Wisdom about emotion

“God might pull us into closer relationship with someone or something outside ourselves, literally tugging on our heartstrings to get us to turn our gaze outward to others, and maybe even upward toward the divine. Emotions are at the very core of what it means to be human — humane. Emotions are our burning bush taking over where words fail, and Schitt’s Creek is an all you can eat buffet of emotions.”

“Theology needs Schitt’s Creek because the laughter and tears it extracts from us by the bucket load are cleaning and point us to what we need to pay attention to and help make us vulnerable in some pretty life-giving ways.”

The role of human suffering

“How can a loving and all powerful God allow innocent people to suffer? The lack of a satisfying answer to that very human question is really tough on the discipline of theology and the practice of religion. It really can’t help that most of us do our darndest to avoid pain and suffering. In the long arc from losing everything to finding or rekindling enduring love and fulfilling work for all member of the Rose family, Schitt’s Creek, probably without meaning to, embodies the possibility that enduring some suffering, the thing we least want to have happen in our life, is a pathway into new life and flourishing.” 

“I don’t mean to suggest that any of us seek out suffering, as a goal in itself, but that Schitt’s Creek offers a gentle vision of the generative potential of enduring, and learning from our own inevitable suffering. And that is a fantastic tool for theology.”

Human interdependence

“If we can’t begin to imagine what diversity and inclusion and true interdependence look like, it’s going to be hard to make much tangible progress toward those eminently worthy goals. Schitt’s Creek shows theology and all of us what a truly inclusive interdependent community looks like without sermonizing or beaming a spotlight on it.”

“Theology needs Schitt’s Creek because it allows us to see what this side of Easter looks like, and in Schitt’s Creek, it sure looks like a place where people just show up for one another and do what’s needed to allow each person to flourish, according to their gifts, and then plow those gifts back into the community, as they’re needed”

Love as self-gift 

“Many times we see Schitt’s Creek characters and hearts and spirits shatter into shards, only to be picked up and refashioned into something even more beautiful by a person who makes an unselfish decision to love without reservation. That is sturdy stuff to contemplate and far from being diminished, by giving of themselves, Schitt’s Creek allows us countless glimpses of how agape love can make us even more fully, more robustly ourselves.”
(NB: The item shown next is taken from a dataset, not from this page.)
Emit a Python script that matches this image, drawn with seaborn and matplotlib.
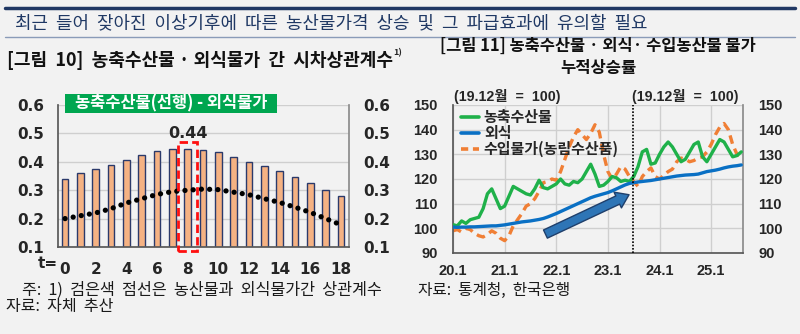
import numpy as np
import pandas as pd
import matplotlib
matplotlib.use('Agg')
import matplotlib.pyplot as plt
import seaborn as sns
from matplotlib.patches import Rectangle
from matplotlib.lines import Line2D

# ---------------- data ----------------
lags = list(range(19))
lag_ticks = [0, 2, 4, 6, 8, 10, 12, 14, 16, 18]
corr_bars = [0.341, 0.359, 0.374, 0.388, 0.408, 0.425, 0.438, 0.444, 0.446, 0.440,
             0.433, 0.418, 0.401, 0.384, 0.367, 0.347, 0.325, 0.300, 0.278]
corr_dots = [0.200, 0.210, 0.220, 0.235, 0.255, 0.270, 0.285, 0.295, 0.300, 0.304,
             0.302, 0.293, 0.284, 0.270, 0.257, 0.240, 0.222, 0.200, 0.178]
peak_lag = 8
peak_label = "0.44"

months = list(range(68))  # 2020.1 .. 2025.8
year_ticks = [0, 12, 24, 36, 48, 60]
year_labels = ["20.1", "21.1", "22.1", "23.1", "24.1", "25.1"]
agri = [101.5, 101, 103, 102, 103.5, 104, 104.5, 108, 114, 116, 112, 108,
        109, 113, 117, 116, 115, 114, 113.5, 116, 119.5, 116.5, 116, 117,
        118, 120, 118, 117.5, 119, 118.5, 120, 123, 126, 122, 117, 117.5,
        119, 121, 120.5, 119, 119.5, 119, 121, 125, 131, 132, 126, 126.5,
        130, 133, 135, 133, 130, 127, 128, 131, 134, 135, 129, 127,
        130, 133, 136, 135, 132, 129, 129.5, 131]
dining = [100.5, 100.4, 100.5, 100.5, 100.6, 100.6, 100.7, 100.8, 100.9, 101, 101, 101.2,
          101.4, 101.7, 102, 102.3, 102.6, 102.8, 103, 103.3, 103.6, 104, 104.6, 105.3,
          106, 106.8, 107.6, 108.4, 109.2, 110, 110.8, 111.6, 112.4, 113, 113.5, 114,
          114.5, 115.2, 116, 116.8, 117.6, 118.2, 118.5, 118.8, 119, 119.2, 119.4, 119.7,
          120, 120.3, 120.6, 120.9, 121.2, 121.4, 121.6, 121.7, 121.8, 122, 122.5, 123,
          123.3, 123.6, 124, 124.5, 124.9, 125.2, 125.4, 125.7]
imports = [99, 99.5, 98.5, 100, 99.5, 98, 97, 96.5, 97.5, 99, 98, 96,
           95, 97, 101, 103.5, 106, 109, 110, 112, 115, 118.5, 119, 120,
           119.5, 123, 128, 133, 137, 140, 138, 136, 138.5, 142, 139, 130,
           123, 120, 122, 125, 124, 121, 119, 117, 121, 123, 124.5, 121,
           120, 121.5, 123, 124, 127, 128.5, 128, 127, 127.5, 128.5, 129, 131,
           134, 138, 141, 142.5, 140, 134, 130, 129]
series_names = ["농축수산물", "외식", "수입물가(농림수산품)"]
series_colors = ["#1fb14a", "#0a70c4", "#f07f35"]

# ---------------- style ----------------
sns.set_theme(style="white")
KR = ['Noto Sans CJK KR', 'DejaVu Sans']
NUM = ['Liberation Sans', 'Noto Sans CJK KR']
plt.rcParams['font.family'] = KR
BG = "#f2f2f2"
W, H = 800, 334
fig = plt.figure(figsize=(W / 100, H / 100), dpi=100, facecolor=BG)
renderer = fig.canvas.get_renderer()


def fx(px):
    return px / W


def fy(py):
    return 1 - py / H


def fit_text(x_px, y_px, s, width_px, size=11, ha="left", **kw):
    t = fig.text(fx(x_px), fy(y_px), s, fontsize=size, ha=ha, va="center", **kw)
    w = t.get_window_extent(renderer).width
    t.set_fontsize(size * width_px / w)
    return t


# header
fig.add_artist(Line2D([fx(5), fx(795)], [fy(8), fy(8)], color="#203864", lw=2.5))
fit_text(15, 23, "최근  들어  잦아진  이상기후에  따른  농산물가격  상승  및  그  파급효과에  유의할  필요",
         628, color="#1f3864")
fig.add_artist(Line2D([fx(5), fx(795)], [fy(37), fy(37)], color="#8a9bb8", lw=1))

fit_text(7, 60, "[그림  10]  농축수산물 · 외식물가  간  시차상관계수", 385,
         fontweight="bold", color="#111111")
fig.text(fx(393), fy(53), "1)", fontsize=6.5, fontweight="bold", va="center", ha="left")
fit_text(598, 46, "[그림 11] 농축수산물 · 외식· 수입농산물 물가", 315, ha="center",
         fontweight="bold", color="#111111")
fit_text(598, 68, "누적상승률", 76, ha="center", fontweight="bold", color="#111111")

# ---------------- left chart ----------------
ax1 = fig.add_axes([fx(58), fy(247), fx(349 - 58), (247 - 105) / H])
ax1.set_facecolor(BG)
sns.barplot(x=lags, y=corr_bars, color="#f5b283", edgecolor="#2b3a6b", linewidth=1.0,
            width=0.43, saturation=1, ax=ax1, zorder=2)
ax1.plot(lags, corr_dots, color="black", lw=3.8, linestyle=(0, (0.01, 1.55)),
         dash_capstyle="round", zorder=3)
ax1.set_xlim(-0.46, 18.52)
ax1.set_ylim(0.1, 0.6)
ax1.set_yticks([0.1, 0.2, 0.3, 0.4, 0.5, 0.6])
ax1.set_yticklabels(["0.1", "0.2", "0.3", "0.4", "0.5", "0.6"])
ax1.set_xticks(lag_ticks)
ax1.set_xticklabels([str(t) for t in lag_ticks])
ax1.tick_params(axis="y", labelleft=True, labelright=True, length=0, pad=10,
                labelsize=11)
ax1.tick_params(axis="x", length=0, pad=11, labelsize=11)
for lab in ax1.get_xticklabels() + ax1.get_yticklabels():
    lab.set_fontweight("bold")
    lab.set_family(["DejaVu Sans"])
ax1.yaxis.grid(True, color="#cfcfcf", lw=1)
ax1.set_axisbelow(True)
ax1.spines["top"].set_visible(False)
ax1.spines["left"].set_color("#595959")
ax1.spines["bottom"].set_color("#595959")
ax1.spines["right"].set_color("#8c8c8c")
ax1.set_xlabel("")
ax1.set_ylabel("")
ax1.text(-0.5, -0.113, "t=", transform=ax1.get_xaxis_transform(), fontsize=11,
         fontweight="bold", ha="right", va="center", family=["DejaVu Sans"])

# peak highlight
ax1.add_patch(Rectangle((peak_lag - 0.63, 0.086), 1.26, 0.384, fill=False,
                        edgecolor="#ff1010", lw=2, linestyle=(0, (3, 1.5)),
                        clip_on=False, zorder=4))
ax1.text(peak_lag, 0.50, peak_label, ha="center", va="center", fontsize=11.5,
         fontweight="bold", family=["DejaVu Sans"])

# green label
fig.add_artist(Rectangle((fx(65), fy(113)), fx(212), 19 / H, transform=fig.transFigure,
                         facecolor="#00a650", edgecolor="none"))
fit_text(171, 103.5, "농축수산물(선행) - 외식물가", 192, size=10.5, ha="center",
         color="white", fontweight="bold")

# ---------------- right chart ----------------
ax2 = fig.add_axes([fx(453), fy(253), fx(743 - 453), (253 - 105) / H])
ax2.set_facecolor(BG)
sns.lineplot(x=months, y=agri, color=series_colors[0], linewidth=2.4, ax=ax2, zorder=3)
sns.lineplot(x=months, y=dining, color=series_colors[1], linewidth=2.4, ax=ax2, zorder=3)
sns.lineplot(x=months, y=imports, color=series_colors[2], linewidth=2.4, ax=ax2, zorder=2,
             linestyle=(0, (2.6, 1.6)))
ax2.set_xlim(0, 67.4)
ax2.set_ylim(90, 150)
ax2.set_yticks([90, 100, 110, 120, 130, 140, 150])
ax2.set_xticks(year_ticks)
ax2.set_xticklabels(year_labels)
ax2.tick_params(axis="y", labelleft=True, labelright=True, length=0, pad=11, labelsize=10.5)
ax2.tick_params(axis="x", length=0, pad=8, labelsize=10.5)
for lab in ax2.get_xticklabels() + ax2.get_yticklabels():
    lab.set_fontweight("bold")
    lab.set_family(NUM)
ax2.set_xlabel("")
ax2.set_ylabel("")
ax2.grid(True, color="#cfcfcf", lw=1)
ax2.set_axisbelow(True)
ax2.spines["top"].set_visible(False)
ax2.spines["left"].set_color("#595959")
ax2.spines["bottom"].set_color("#595959")
ax2.spines["right"].set_color("#8c8c8c")

ax2.axvline(41.9, color="black", lw=1.2, linestyle=(0, (1, 1)), zorder=4)
for xm in (0.2, 41.7):
    t = ax2.text(xm, 150.4, "(19.12월  =  100)", fontsize=10, fontweight="bold",
                 ha="left", va="bottom", family=NUM)
    w = t.get_window_extent(renderer).width
    t.set_fontsize(10 * 107 / w)

ax2.annotate("", xy=(41.5, 114.1), xytext=(20.9, 97.2),
             arrowprops=dict(arrowstyle="simple,head_length=0.9,head_width=1.25,tail_width=0.65",
                             mutation_scale=10, fc="#2e75b6", ec="#1f3f6b", lw=1),
             zorder=5)

handles = [Line2D([], [], color=series_colors[0], lw=2.6),
           Line2D([], [], color=series_colors[1], lw=2.6),
           Line2D([], [], color=series_colors[2], lw=2.6, linestyle=(0, (2.0, 1.3)))]
leg = ax2.legend(handles, series_names, loc="upper left", bbox_to_anchor=(-0.01, 1.045),
                 frameon=False, fontsize=10.8, handlelength=1.2, handletextpad=0.35,
                 labelspacing=0.0, borderaxespad=0.3)
for t in leg.get_texts():
    t.set_fontweight("bold")

# ---------------- footnotes ----------------
fit_text(22, 290, "주:  1)  검은색  점선은  농산물과  외식물가간  상관계수", 360, color="#1a1a1a")
fit_text(6, 306, "자료:  자체  추산", 107, color="#1a1a1a")
fit_text(418, 290, "자료:  통계청,  한국은행", 152, color="#1a1a1a")

fig.savefig("out.png", dpi=100, facecolor=BG)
“There is no danger that Moira Rose will ever fade quietly into the background as she empties herself into the town. David’s singular fashion sense never acquiesce to Patrick’s button down shirts and dockers. Alexis will forever have too many suitcases and annoying mannerisms. But Schitt’s Creek offers a bracing counterexample to those of us who might avoid generosity for fear of losing something of ourselves.”